L’idea di un piano di sviluppo per i nostri vicini è una buona idea, ma Meloni parte da una premessa sbagliata. Non riuscirà a bloccare la partenza dei migranti. Anzi, esattamente il contrario
Un piano per sviluppare l’Africa è sicuramente un ottimo obiettivo e bene ha fatto il governo italiano a richiamare l’attenzione dell’Europa su questo tema, impegnando risorse e progetti. L’Africa è l’unico continente con una dinamica demografica positiva e molti dei paesi africani sono ancora alle soglie dello sviluppo, mentre potrebbero conoscere una crescita importante grazie anche alle nuove tecnologie che hanno minori barriere all’accesso, riducendo così la povertà e garantendo minori tensioni internazionali che spesso derivano proprio dalle condizioni di miseria di intere popolazioni.
Concentrare risorse per favorire lo sviluppo dei paesi africani è per l’Europa e per il nostro paese un obiettivo importante data la posizione geografica che favorisce gli scambi e amplia le opportunità di collaborazione, con reciproco interesse. Ma, dall’auspicata crescita economica dei paesi africani non bisogna attendersi una riduzione dei flussi migratori: al contrario, lo sviluppo economico e sociale non potrà che accentuare, per un certo periodo, l’emigrazione verso l’Europa e verso altri continenti.
Quando si emigra
In effetti, l’emigrazione diviene massiccia proprio quando i paesi avviano processi di sviluppo e di industrializzazione con i connessi fenomeni di urbanizzazione. Paesi molto arretrati con una forte e radicata popolazione rurale difficilmente sono caratterizzati da processi migratori.
Questi avvengono quando si verificano esodi dalle campagne, a causa dell’industrializzazione dell’agricoltura, che portano a processi di urbanizzazione e, di conseguenza, inducono alla ricerca di migliori condizioni di vita attraverso l’emigrazione.
Non è un caso che l’emigrazione dai paesi africani si sia accentuata negli ultimi decenni, in corrispondenza all’avvio di un processo di crescita economica che sta interessando molti paesi africani e che sta facendo crescere grandi agglomerati urbani.
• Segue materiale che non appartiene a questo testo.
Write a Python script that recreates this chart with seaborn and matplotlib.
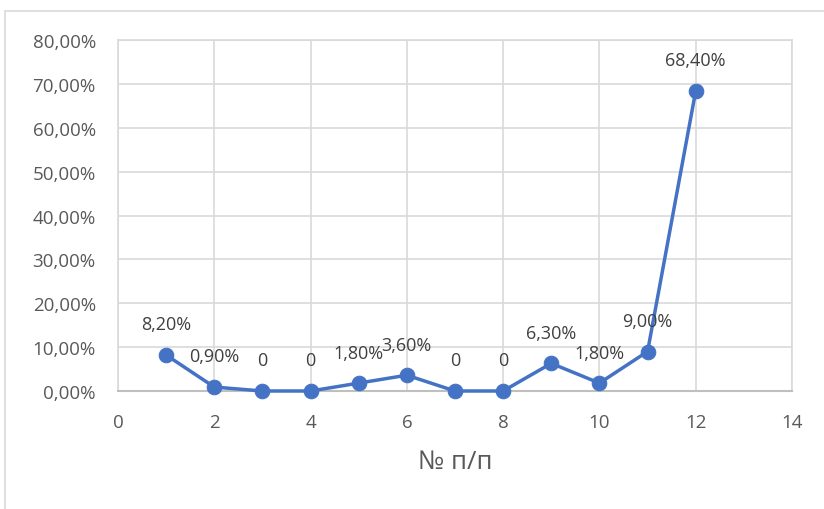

È un fenomeno destinato ad arrestarsi quando i paesi avranno raggiunto un discreto livello di sviluppo e quindi le pressioni demografiche si saranno fortemente ridotte.
Ma intanto, c’è da attendersi che un’accelerazione dello sviluppo, da tutti auspicato, sarà accompagnato da un’accelerazione anche dei processi migratori.
Anche in Italia
Si tratta di un fenomeno che abbiamo conosciuto anche in Italia: durante il famoso “miracolo economico” del dopoguerra, il nostro paese ha conosciuto contemporaneamente una forte crescita economica, un massiccio esodo dalle campagne e un possente flusso di emigrazione dall’Italia verso altri paesi europei, verso le Americhe e verso l’Australia.
Poi, a partire dagli anni di crisi (gli anni Settanta), i flussi di emigrazione dall’Italia si sono fermati e successivamente si sono invertiti tanto che l’Italia è diventato un paese di immigrazione. Lo sviluppo dell’Africa è un obiettivo irrinunciabile ma non va confuso con l’obiettivo di evitare l’emigrazione di quei popoli alla ricerca di condizioni di vita migliori.
Per alcuni decenni avremo da convivere con l’immigrazione di popolazioni dall’Africa e da altri paesi e l’unica politica valida non è quella di chiudere le frontiere e di creare campi di contenimento in patria o in altri paesi, ma è quella di approntare sistemi di accoglienza ed integrazione affinché tali flussi non generino tensioni, ma siano un vantaggio sia per chi arriva che per chi riceve.